I didn't say anything, just kept fixing the flowers.

"Who named you that?"
"My mother" I said, slumping down onto the chair in the corner. The woman lay her head back and closed her eyes.

"Tell me a story, Joshua"

"What kind of a story?"

"A one that doesn't involve oatmeal or hospital coats"

So I told her about the most interesting thing I could think of.

"Her name''s Anna. She has long black hair that curls at the ends, and bright blue eyes. She doesn't slouch in her seat, and always leans forward, as if she's always ready to jump of her seat. I like that in her. And she's smart, even though she doesn't answer questions. She's funny too, in a sarcastic way. But she has her flaws. She's headstrong and stubborn, and can be too quick to judge sometimes. But I think that makes me love her even more"

She nodded, with a half-smile on her face.

"Does she like you?"

I paused, going over it in my head.

"She finds me annoying, I think."

"Well, you really should tell her all that"

I frowned. I hadn't planned on telling her, even if I'd told half the world.
"Do you think so?"
"Sure. How can you win if you're not in the running?"
I smiled. One thing she always had was great metaphors.

"Joshua, can you get me that water please?"

I nodded, and handed her the glass. She slowly raised it to her lips, and with an even slower pace allowed the water to trickle down her throat. Some water was dribbling down her chin, so I instinctively went to wipe it off.


She furiously dabbed at it with her sleeve, determined to do it herself. Her face was contorted with concentration. 
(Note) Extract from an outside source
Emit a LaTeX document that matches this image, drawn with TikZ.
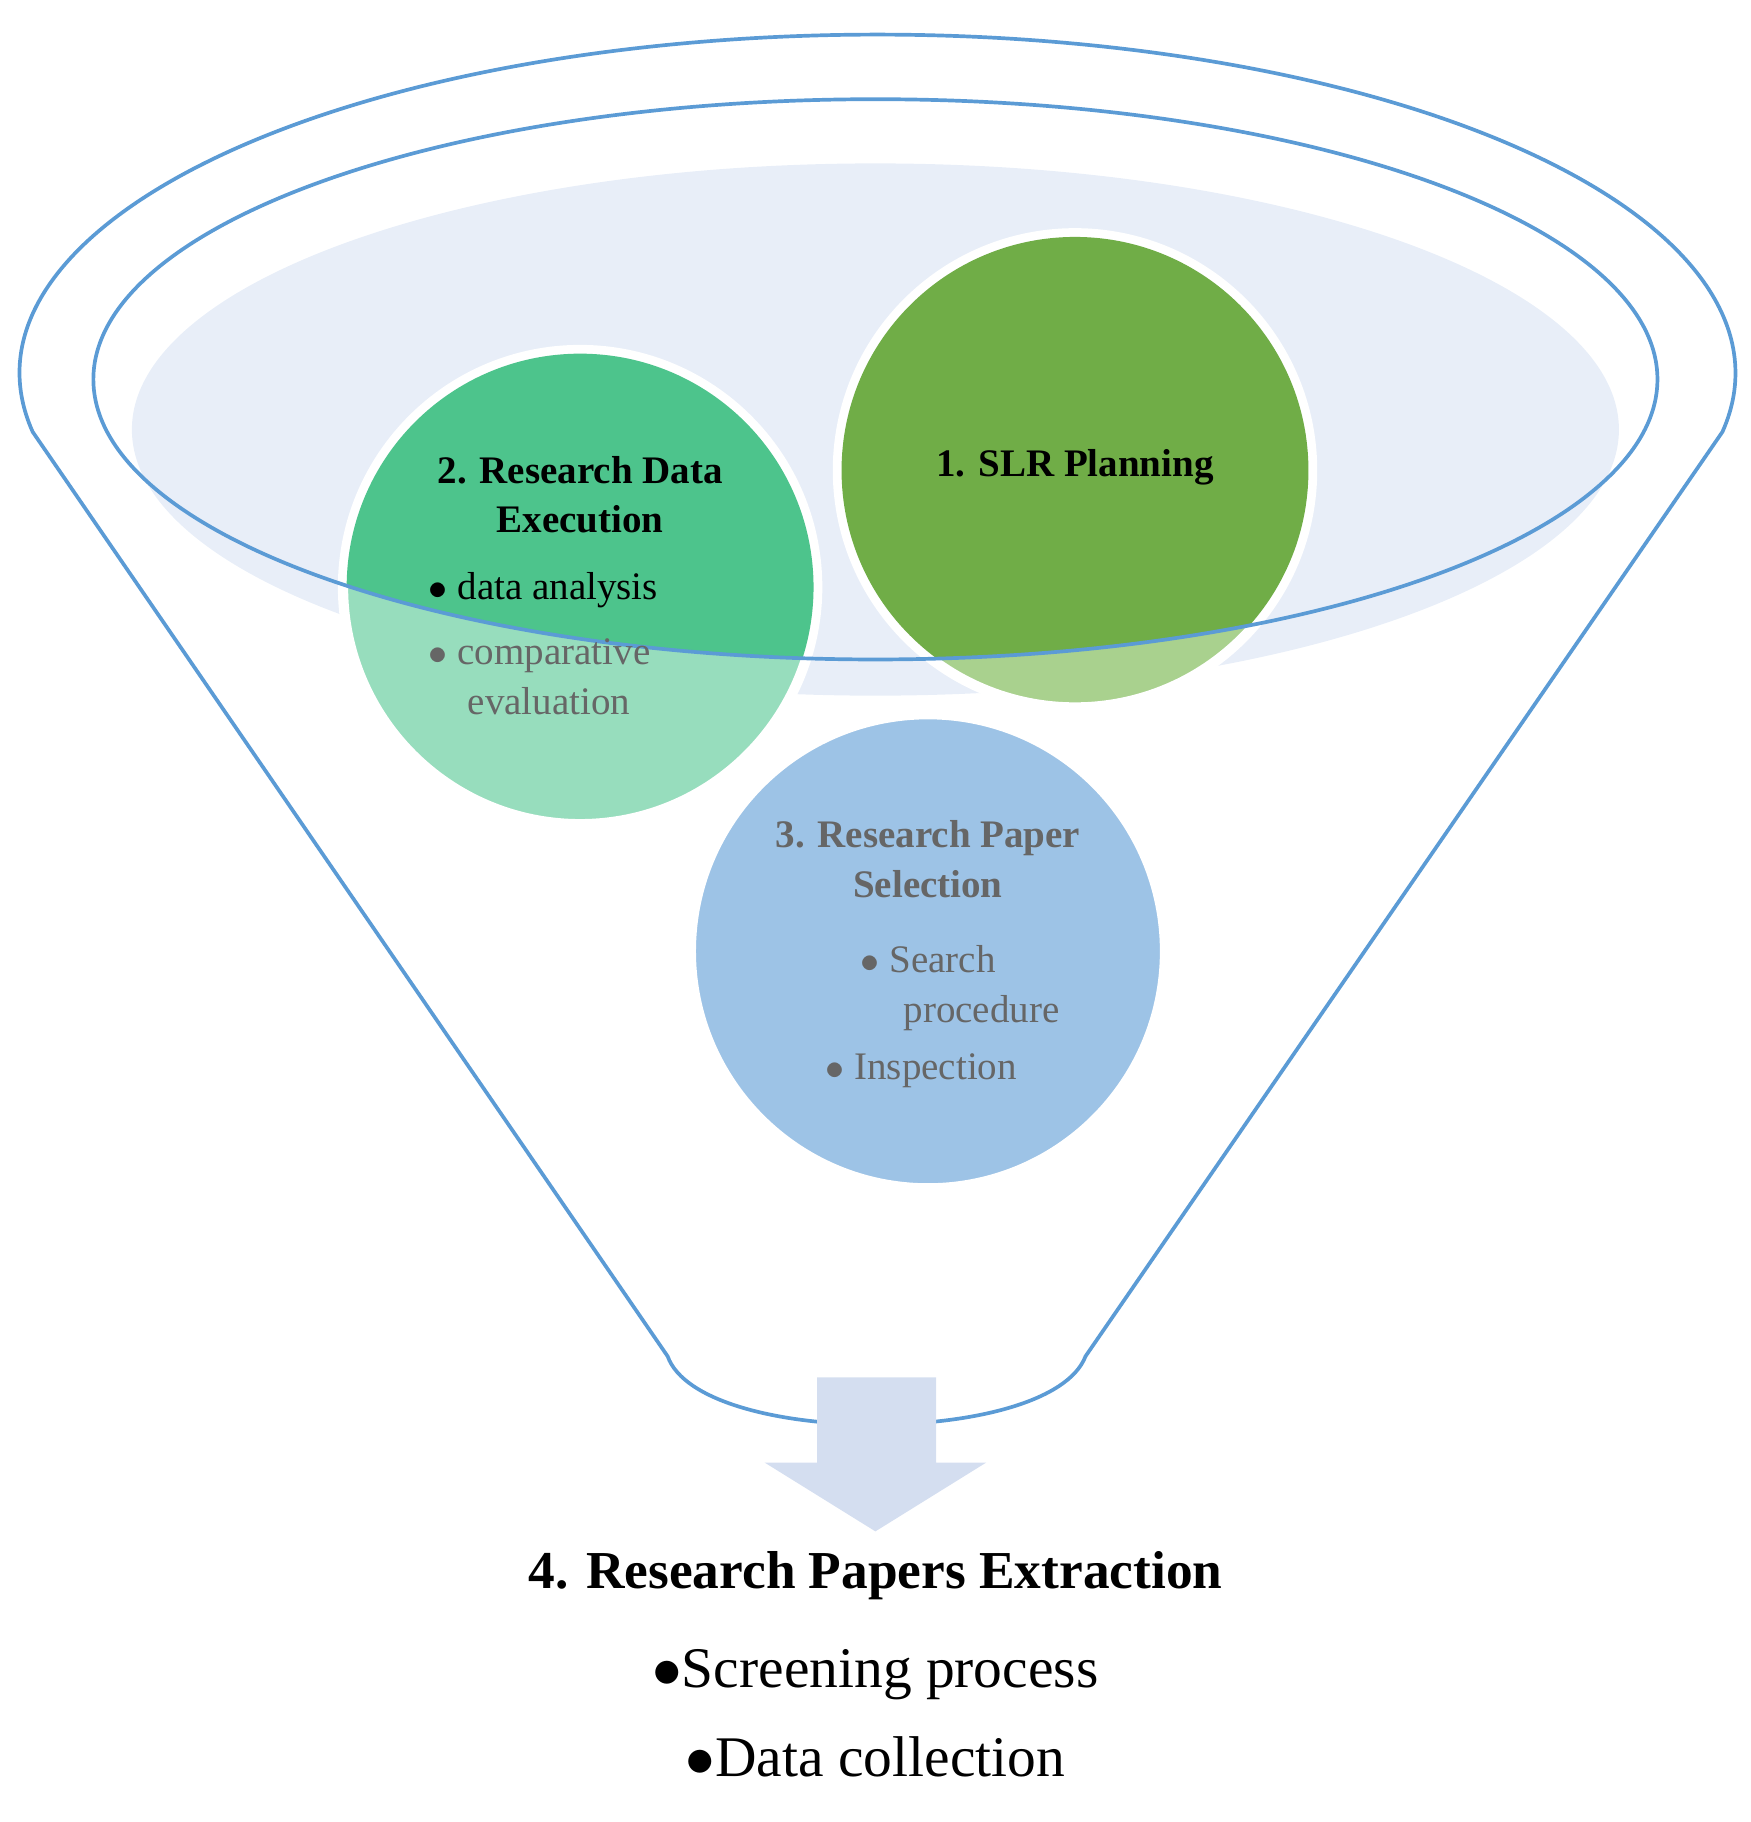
\documentclass[tikz,border=0pt]{standalone}
\usepackage{fontspec}
\setmainfont{Liberation Serif}
\definecolor{fun}{HTML}{5B9BD5}
\definecolor{lite}{HTML}{E8EEF8}
\definecolor{gA}{HTML}{70AD47}\definecolor{gAl}{HTML}{A9D18E}
\definecolor{gB}{HTML}{4DC48C}\definecolor{gBl}{HTML}{97DDBD}
\definecolor{bC}{HTML}{9DC3E6}
\definecolor{arr}{HTML}{D4DEF0}
\definecolor{tg}{HTML}{666666}
\begin{document}
\begin{tikzpicture}[x=0.01cm,y=-0.01cm,
  fl/.style={draw=fun,line width=0.9pt},
  circ/.style={circle,minimum size=4.06cm,draw=white,line width=2.5pt,inner sep=0},
  lbl/.style={align=center,font=\fontsize{9.5}{12}\selectfont}]
\useasboundingbox (0,0) rectangle (1500,1561);
% outer funnel
\draw[fl] (28,370) arc[start angle=170,end angle=370,x radius=735,y radius=290] -- (930,1162)
  .. controls (900,1240) and (600,1240) .. (572,1162) -- cycle;
\fill[lite] (750,368) ellipse[x radius=637,y radius=228];
% circles
\node[circ,fill=gBl] (c2) at (497,503) {};
\node[circ,fill=gAl] (c1) at (921,403) {};
\begin{scope}
\clip (750,325) ellipse[x radius=670,y radius=240];
\fill[gB] (497,503) circle[radius=200];
\fill[gA] (921,403) circle[radius=200];
\end{scope}
\node[circ,fill=bC] (c3) at (795,815) {};
\draw[fl] (750,325) ellipse[x radius=670,y radius=240];
% texts
\node[lbl,font=\bfseries\fontsize{9.5}{12}\selectfont] at (921,400) {1. SLR Planning};
\node[lbl,font=\bfseries\fontsize{9.5}{12}\selectfont] at (497,424) {2. Research Data\\Execution};
\node[lbl,anchor=west] at (355,506) {$\bullet$\ data analysis};
\node[lbl,anchor=north west,text=tg,align=left] at (355,535) {$\bullet$\ comparative\\\hspace*{1.0em}evaluation};
\node[lbl,text=tg,font=\bfseries\fontsize{9.5}{12}\selectfont] at (795,736) {3. Research Paper\\Selection};
\node[lbl,text=tg,align=left,anchor=north west] at (695,798) {\hspace*{0.9em}$\bullet$\ Search\\\hspace*{2.0em}procedure\\[2pt]$\bullet$\ Inspection};
% arrow
\fill[arr] (700,1180) -- (802,1180) -- (802,1253) -- (845,1253) -- (750,1312) -- (655,1253) -- (700,1253) -- cycle;
\node[font=\bfseries\fontsize{13}{15}\selectfont] (t4) at (750,1350) {4. Research Papers Extraction};
\node[font=\fontsize{14}{17}\selectfont] at (750,1435) {$\bullet$Screening process};
\node[font=\fontsize{14}{17}\selectfont] at (750,1505) {$\bullet$Data collection};
\end{tikzpicture}
\end{document}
"You know, you really should let me do it"

"Why? Because you're more capable than I am? Doesn't sound like a good enough reason to me"
I laughed. I admired the spirit she had.

"Okay then, I better go. Lots of homework to do"

She looked puzzled.

"Homework? I thought you were a carer?"

"Part-time job" I explained, tucking the covers around her.

"Your mother will be wanting you home"

"I'll be waiting a while for her to come back"

She nodded. I leaned and kissed her forehead, much to her bemusement. I said goodbye and left the room. I went back up the corridor to the front desk.

"How was she?" Sally asked.

"Good" I said, smiling. "I'll see you tomorrow"

No sooner that I got to my house did it start raining. I ran in the door, took off my trainers in the hall and nearly crashed into Dad on my hurry to get to my room.

"That eager to see your old Dad?"

He reached and immersed me in a giant bear hug. I breathed in his familiar scent.

"I really admire you for what you do there, son" He said, smiling.

"I admire the people who do it full-time. Its a hard job!"

"Dinners at five, sausages and mash"
I nodded. This was Dad and I's special meal. Simple, but tasty.

I ran up to my room, closed the door and went straight to my laptop. Facebook.com was on the screen. Okay, maybe I wasn't going to tell Anna how I feel about her just yet. But I think a friend request is a big step.

Before I could change my mind I sent it. And then I waited. And waited. It had been ten minutes. Don't people normally accept friend requests straight away? I glanced at the picture on the desk. It was my mother, with long flowing red hair and a beautiful glow on her face. It was taken on our family holiday to Disneyland Paris. She was wearing Mickey Mouse ears in the picture. I stroked the photo, feeling that missing feeling I usually feel when I think of her. She was my mother. My secret.